Look through the lines below and extract any with the word "standalone".

• • • • • • •

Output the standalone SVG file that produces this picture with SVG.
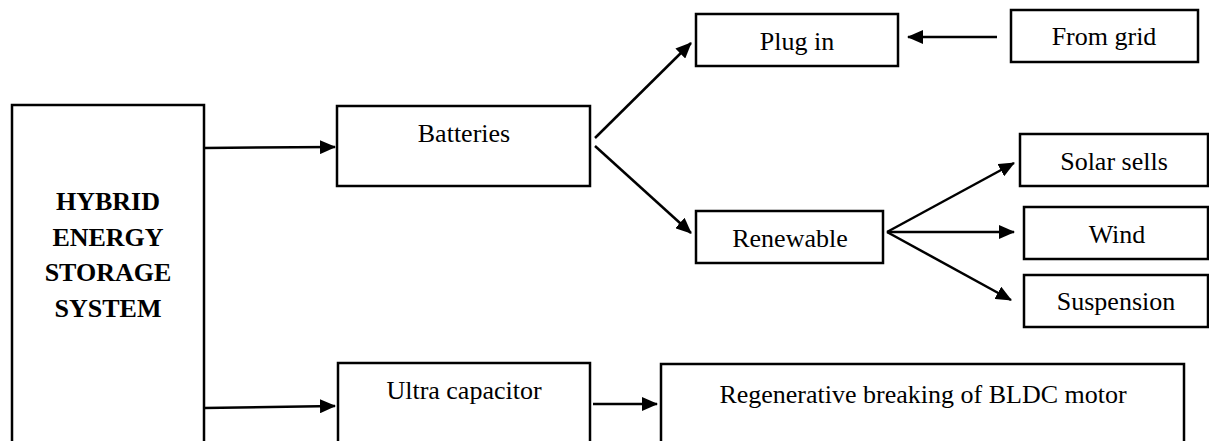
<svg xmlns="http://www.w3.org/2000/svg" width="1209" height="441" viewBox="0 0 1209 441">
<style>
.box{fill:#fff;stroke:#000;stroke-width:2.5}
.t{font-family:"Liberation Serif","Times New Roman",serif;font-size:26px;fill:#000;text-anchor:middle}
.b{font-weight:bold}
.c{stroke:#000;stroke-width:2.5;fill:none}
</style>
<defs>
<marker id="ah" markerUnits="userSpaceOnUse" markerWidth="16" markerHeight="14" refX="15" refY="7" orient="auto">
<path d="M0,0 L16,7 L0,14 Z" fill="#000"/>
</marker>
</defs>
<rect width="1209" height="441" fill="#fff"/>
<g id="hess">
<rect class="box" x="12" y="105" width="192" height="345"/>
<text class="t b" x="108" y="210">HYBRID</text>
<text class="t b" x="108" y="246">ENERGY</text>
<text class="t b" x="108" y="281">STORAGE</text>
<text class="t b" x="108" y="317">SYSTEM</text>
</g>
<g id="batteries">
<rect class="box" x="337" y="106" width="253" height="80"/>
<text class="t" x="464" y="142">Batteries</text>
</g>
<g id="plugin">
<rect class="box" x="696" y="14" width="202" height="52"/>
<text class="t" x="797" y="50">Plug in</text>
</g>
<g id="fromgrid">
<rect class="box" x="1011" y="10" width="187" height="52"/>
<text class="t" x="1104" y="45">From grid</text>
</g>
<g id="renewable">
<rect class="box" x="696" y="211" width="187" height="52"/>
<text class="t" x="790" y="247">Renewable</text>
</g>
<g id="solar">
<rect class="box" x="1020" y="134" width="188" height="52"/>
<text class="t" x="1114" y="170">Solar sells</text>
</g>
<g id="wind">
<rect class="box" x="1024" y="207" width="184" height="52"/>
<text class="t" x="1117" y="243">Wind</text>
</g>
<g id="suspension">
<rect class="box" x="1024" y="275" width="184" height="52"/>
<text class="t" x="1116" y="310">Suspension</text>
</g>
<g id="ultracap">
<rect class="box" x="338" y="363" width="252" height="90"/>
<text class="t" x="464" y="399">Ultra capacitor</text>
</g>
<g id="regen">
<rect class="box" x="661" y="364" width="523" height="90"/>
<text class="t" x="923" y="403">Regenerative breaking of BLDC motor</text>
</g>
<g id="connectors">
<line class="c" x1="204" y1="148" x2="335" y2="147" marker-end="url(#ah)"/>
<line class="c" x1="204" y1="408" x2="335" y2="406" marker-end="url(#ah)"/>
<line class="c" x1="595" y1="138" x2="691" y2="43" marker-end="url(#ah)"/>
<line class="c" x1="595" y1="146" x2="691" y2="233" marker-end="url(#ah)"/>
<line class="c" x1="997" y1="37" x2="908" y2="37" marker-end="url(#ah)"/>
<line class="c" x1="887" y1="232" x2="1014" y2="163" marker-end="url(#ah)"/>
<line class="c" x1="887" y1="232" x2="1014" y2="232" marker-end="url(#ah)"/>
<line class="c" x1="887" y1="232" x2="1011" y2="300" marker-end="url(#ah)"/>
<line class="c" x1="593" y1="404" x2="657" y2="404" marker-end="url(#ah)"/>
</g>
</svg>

• • • • • • •

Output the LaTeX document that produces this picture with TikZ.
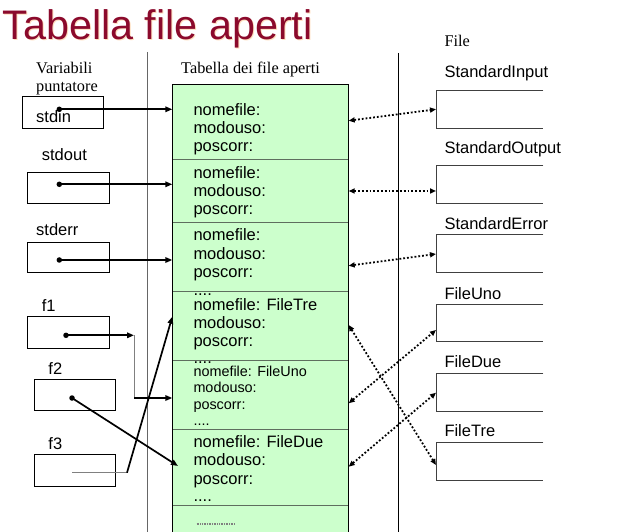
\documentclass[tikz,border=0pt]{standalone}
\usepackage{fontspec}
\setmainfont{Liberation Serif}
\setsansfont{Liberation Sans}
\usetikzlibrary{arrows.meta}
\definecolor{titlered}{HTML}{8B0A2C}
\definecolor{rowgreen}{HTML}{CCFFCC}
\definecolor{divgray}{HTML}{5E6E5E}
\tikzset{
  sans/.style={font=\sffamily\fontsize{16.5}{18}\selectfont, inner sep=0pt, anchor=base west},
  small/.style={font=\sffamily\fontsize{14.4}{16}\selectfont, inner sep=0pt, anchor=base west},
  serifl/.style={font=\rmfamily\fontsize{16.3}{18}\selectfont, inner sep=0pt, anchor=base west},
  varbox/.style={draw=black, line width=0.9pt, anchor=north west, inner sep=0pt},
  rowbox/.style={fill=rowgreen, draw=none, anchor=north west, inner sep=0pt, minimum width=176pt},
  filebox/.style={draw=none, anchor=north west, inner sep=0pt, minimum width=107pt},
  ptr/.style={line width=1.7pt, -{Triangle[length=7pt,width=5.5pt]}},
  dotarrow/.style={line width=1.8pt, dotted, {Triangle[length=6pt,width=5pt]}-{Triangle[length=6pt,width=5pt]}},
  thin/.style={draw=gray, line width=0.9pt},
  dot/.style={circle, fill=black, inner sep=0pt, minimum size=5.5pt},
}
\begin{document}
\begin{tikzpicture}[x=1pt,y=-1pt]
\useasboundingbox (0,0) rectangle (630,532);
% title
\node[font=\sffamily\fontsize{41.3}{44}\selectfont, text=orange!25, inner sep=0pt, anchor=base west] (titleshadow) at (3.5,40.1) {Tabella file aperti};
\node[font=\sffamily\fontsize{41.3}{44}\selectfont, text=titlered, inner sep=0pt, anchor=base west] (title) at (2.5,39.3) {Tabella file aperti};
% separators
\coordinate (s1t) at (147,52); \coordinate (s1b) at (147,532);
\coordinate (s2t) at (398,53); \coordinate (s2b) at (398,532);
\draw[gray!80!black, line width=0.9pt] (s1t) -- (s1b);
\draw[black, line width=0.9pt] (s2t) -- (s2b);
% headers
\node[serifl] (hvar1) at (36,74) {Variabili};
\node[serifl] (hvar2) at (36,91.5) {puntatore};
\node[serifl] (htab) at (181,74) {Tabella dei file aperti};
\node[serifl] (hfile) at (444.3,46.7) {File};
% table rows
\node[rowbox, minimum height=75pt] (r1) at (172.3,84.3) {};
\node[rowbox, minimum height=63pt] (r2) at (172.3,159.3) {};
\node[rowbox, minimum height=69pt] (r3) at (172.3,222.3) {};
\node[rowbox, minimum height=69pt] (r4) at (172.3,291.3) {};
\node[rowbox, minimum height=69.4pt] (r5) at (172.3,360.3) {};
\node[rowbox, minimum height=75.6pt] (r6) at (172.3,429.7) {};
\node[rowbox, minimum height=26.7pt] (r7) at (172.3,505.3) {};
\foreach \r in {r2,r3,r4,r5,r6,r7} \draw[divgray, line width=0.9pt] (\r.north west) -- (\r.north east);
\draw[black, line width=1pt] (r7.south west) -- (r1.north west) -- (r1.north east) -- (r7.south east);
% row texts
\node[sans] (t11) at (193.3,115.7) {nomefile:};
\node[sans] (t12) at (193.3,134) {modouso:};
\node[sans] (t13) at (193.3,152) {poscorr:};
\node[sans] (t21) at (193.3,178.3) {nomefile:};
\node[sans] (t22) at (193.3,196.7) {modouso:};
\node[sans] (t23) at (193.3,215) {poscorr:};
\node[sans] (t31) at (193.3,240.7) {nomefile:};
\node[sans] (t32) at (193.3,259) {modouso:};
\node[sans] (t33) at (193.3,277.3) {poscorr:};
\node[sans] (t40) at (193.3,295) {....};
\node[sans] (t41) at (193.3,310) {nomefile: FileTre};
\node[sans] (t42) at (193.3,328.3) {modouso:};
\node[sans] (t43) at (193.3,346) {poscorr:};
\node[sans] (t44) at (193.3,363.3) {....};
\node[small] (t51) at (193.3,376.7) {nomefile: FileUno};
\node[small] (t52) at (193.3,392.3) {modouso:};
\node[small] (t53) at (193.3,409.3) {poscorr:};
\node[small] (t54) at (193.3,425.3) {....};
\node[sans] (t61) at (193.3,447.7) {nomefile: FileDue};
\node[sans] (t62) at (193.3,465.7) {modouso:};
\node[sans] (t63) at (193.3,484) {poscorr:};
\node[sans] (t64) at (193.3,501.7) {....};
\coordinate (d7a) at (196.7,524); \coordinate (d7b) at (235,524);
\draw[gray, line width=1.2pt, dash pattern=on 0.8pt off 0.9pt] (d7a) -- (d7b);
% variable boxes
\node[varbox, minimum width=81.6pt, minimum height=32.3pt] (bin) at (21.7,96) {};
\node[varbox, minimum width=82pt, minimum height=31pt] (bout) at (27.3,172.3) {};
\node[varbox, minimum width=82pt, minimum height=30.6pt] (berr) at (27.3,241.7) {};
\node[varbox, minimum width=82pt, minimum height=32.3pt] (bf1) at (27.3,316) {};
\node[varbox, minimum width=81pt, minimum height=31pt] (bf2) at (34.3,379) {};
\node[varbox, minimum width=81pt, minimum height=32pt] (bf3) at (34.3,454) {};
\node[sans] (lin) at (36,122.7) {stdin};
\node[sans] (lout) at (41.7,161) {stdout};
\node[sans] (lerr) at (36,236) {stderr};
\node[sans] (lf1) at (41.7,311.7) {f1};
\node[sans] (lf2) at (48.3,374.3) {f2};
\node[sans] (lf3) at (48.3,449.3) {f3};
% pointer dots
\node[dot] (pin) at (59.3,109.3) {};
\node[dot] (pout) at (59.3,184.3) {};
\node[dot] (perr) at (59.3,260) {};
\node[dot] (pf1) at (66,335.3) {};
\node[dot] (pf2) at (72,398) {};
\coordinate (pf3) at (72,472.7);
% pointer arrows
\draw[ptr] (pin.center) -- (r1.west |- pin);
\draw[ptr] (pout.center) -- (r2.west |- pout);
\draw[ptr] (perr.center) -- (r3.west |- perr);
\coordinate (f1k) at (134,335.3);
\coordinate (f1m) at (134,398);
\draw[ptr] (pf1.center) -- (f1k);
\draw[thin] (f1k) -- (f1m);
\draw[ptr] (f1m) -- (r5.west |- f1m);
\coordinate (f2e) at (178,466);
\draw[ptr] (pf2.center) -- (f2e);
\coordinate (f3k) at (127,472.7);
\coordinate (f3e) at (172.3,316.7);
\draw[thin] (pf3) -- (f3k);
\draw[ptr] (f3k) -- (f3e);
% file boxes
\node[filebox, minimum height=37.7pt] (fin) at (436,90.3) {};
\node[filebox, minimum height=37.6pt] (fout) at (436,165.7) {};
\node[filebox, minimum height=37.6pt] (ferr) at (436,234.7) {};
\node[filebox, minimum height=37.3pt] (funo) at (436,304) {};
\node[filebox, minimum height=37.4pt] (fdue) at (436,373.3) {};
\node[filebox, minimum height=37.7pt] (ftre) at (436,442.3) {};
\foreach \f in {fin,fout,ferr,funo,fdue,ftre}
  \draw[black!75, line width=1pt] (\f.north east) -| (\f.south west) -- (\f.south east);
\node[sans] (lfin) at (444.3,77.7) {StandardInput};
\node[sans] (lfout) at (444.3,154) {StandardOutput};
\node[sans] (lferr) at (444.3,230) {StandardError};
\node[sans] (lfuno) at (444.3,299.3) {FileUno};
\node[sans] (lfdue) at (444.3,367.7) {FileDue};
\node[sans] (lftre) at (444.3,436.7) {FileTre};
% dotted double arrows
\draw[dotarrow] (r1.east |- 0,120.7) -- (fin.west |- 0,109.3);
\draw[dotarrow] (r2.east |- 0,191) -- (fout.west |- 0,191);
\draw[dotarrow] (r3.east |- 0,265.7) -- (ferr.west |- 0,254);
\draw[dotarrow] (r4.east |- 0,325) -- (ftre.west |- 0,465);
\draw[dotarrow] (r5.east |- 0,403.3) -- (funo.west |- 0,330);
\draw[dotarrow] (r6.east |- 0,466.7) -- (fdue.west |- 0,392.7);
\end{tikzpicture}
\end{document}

• • • • • • •

- Right answer
Output the standalone SVG file that produces this picture with SVG.
\documentclass[tikz,border=0pt]{standalone}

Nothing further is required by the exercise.